Well, so am I, as a natural meritocrat and the product of a comprehensive very far away from the chatterati of N1. But 12 years on and three children later - the first approaching the end of primary school - we still don't have an obvious local option that would fit Mr Blair's hopeful criteria.

Islington secondary schools have been legendarily bad - with the consequence that a huge tranche of Islington pupils are educated outside the borough, either in neighbouring Camden, or privately for those with the resources.

The drive to replace failing schools with academies is good news in my book and the best thing New Labour has done in power. No Conservative Government would reverse it: no one has a politically viable alternative. For many inner-city parents, it's the academies or bust. Many do need to be improved, refined, granted: but they must be made to work or another generation is educationally doomed.

But guess what: the new academy with good starting conditions in the heart of Islington is Church of England and already heavily subscribed with a sudden enthusiastic swell of Anglicans. Our children attend Catholic state primaries.

We would only qualify for the academy if we squeeze into the distance criteria - which is touch and go and only makes up a small proportion of places.

The one other option - Islington Green - has long been a troubled school and has been made an academy. It will take many more years to sort out, even supposing they get it right quickly.
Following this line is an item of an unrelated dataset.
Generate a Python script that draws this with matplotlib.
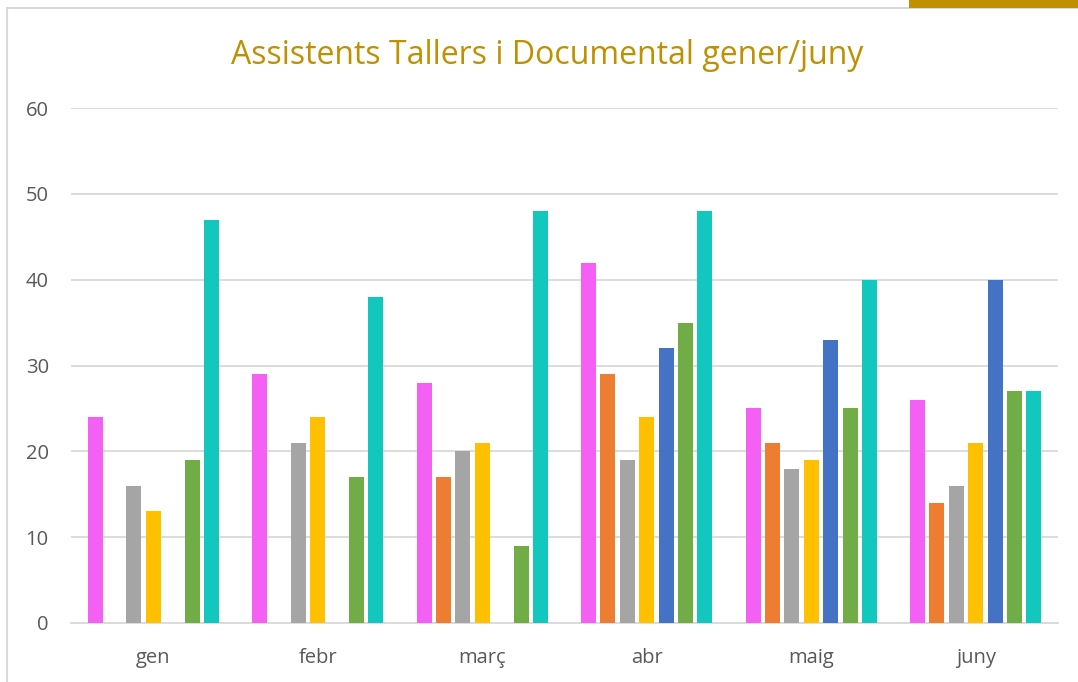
import matplotlib
matplotlib.use("Agg")
import matplotlib.pyplot as plt
import numpy as np
from matplotlib.patches import Rectangle

months = ["gen", "febr", "març", "abr", "maig", "juny"]
s_pink = [24, 29, 28, 42, 25, 26]
s_orange = [0, 0, 17, 29, 21, 14]
s_gray = [16, 21, 20, 19, 18, 16]
s_yellow = [13, 24, 21, 24, 19, 21]
s_blue = [0, 0, 0, 32, 33, 40]
s_green = [19, 17, 9, 35, 25, 27]
s_teal = [47, 38, 48, 48, 40, 27]
yticks = [0, 10, 20, 30, 40, 50, 60]

series = [s_pink, s_orange, s_gray, s_yellow, s_blue, s_green, s_teal]
colors = ["#F45FF4", "#ED7D31", "#A5A5A5", "#FFC000", "#4472C4", "#70AD47", "#12C8BE"]

plt.rcParams['font.family'] = ['Open Sans', 'DejaVu Sans']
fig = plt.figure(figsize=(10.78, 6.82), dpi=100)
ax = fig.add_axes([71/1078, 1-623/682, (1058-71)/1078, (623-108)/682])

x = np.arange(len(months))
step = 19.4/164.5
width = 15/164.5
n = len(series)
for i, (vals, c) in enumerate(zip(series, colors)):
    ax.bar(x + (i - (n-1)/2)*step, vals, width=width, color=c, zorder=3)

ax.set_xlim(-0.5, len(months)-0.5)
ax.set_ylim(0, 60)
ax.set_yticks(yticks)
ax.set_xticks(x)
ax.set_xticklabels(months)
ax.grid(axis='y', color='#D9D9D9', linewidth=1.3, zorder=0)
for s in ['top', 'right', 'left']:
    ax.spines[s].set_visible(False)
ax.spines['bottom'].set_color('#D9D9D9')
ax.spines['bottom'].set_linewidth(1.3)
ax.tick_params(axis='both', length=0, labelsize=14.5, labelcolor='#595959')
ax.tick_params(axis='y', pad=16)
ax.tick_params(axis='x', pad=18)

fig.text(547/1078, 1-55/682, "Assistents Tallers i Documental gener/juny",
         ha='center', va='center', fontsize=23, color='#BF9000')

# frame and accent
fig.add_artist(Rectangle((7/1078, -0.01), 1.1, 1-8/682+0.01, transform=fig.transFigure,
                         fill=False, edgecolor='#D9D9D9', linewidth=1.5))
fig.add_artist(Rectangle((909/1078, 1-8/682), 1, 8/682, transform=fig.transFigure,
                         facecolor='#BF9000', edgecolor='none'))

fig.savefig("out.png", dpi=100)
So, we are back where we started: prodded towards the private sector for those who have the cash: or searching for alternatives outside Islington.

Ed Balls is right in a narrow sense: London provision is better than it was before. But that's pretty irrelevant to many professional parents. An education desert has been replaced by an educational lottery - there's still no guarantee for parents in the inner city that they can get an education for their children anywhere near as good as their own in the state sector 30 years ago. Some progress.